I realized this has further implications when the physical source is Unicode encoded.

Even restricting a mapping to a representation of the same abstract character, an implementation could during phase 1, apply arbitrary Unicode normalization (LATIN SMALL LETTER E + ACUTE ACCENT and LATIN SMALL LETTER E WITH ACUTE are the same abstract character).

This has interesting ramification for P1949 which make non nfc identifiers ill-formed.

At the same time I don't think we want to change the normalization of string literals when the physical source is Unicode encoded, but a normalization form has to be chosen when going from Unicode to non Unicode (usually NFC)

So maybe we should specify that if the source encoding encodes the Unicode character set the mapping must be an identity function for each codepoint.

On Thu, 28 May 2020 at 14:50, Corentin <corentin.jabot@gmail.com> wrote:

Hello,

This GCC issue https://gcc.gnu.org/bugzilla/show_bug.cgi?id=38433 argues that it is valid
for an implementation to remove trailing whitespaces as part of the implementation defined mapping described in translation phase 1. [lex.phases]

Is it the intent of that wording?
Should it be specified that this implementation defined mapping should preserve the semantic of each abstract character present in the physical source file?
If not, is it a valid implementation to perform arbitrary text transformation in phase 1 such as replacing "private" by "public" or replacing all "e" by a "z" ?

Thanks,

Corentin

For reference here is the definition of abstract character in Unicode 13
http://www.unicode.org/versions/Unicode13.0.0/ch03.pdf#G2212

Abstract character: A unit of information used for the organization, control, or representation of textual data.
• When representing data, the nature of that data is generally symbolic as
opposed to some other kind of data (for example, aural or visual).
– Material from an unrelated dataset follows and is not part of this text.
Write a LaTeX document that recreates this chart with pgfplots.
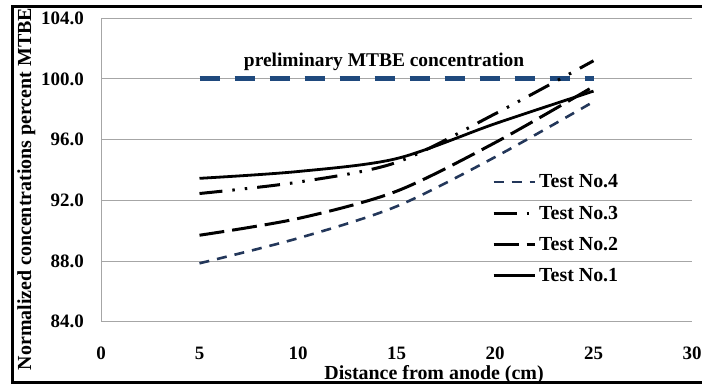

Examples of
such symbolic data include letters, ideographs, digits, punctuation, technical
symbols, and dingbats.
• An abstract character has no concrete form and should not be confused with a
glyph.
• An abstract character does not necessarily correspond to what a user thinks of
as a “character” and should not be confused with a grapheme.
• The abstract characters encoded by the Unicode Standard are known as Unicode abstract characters.
• Abstract characters not directly encoded by the Unicode Standard can often be
represented by the use of combining character sequences.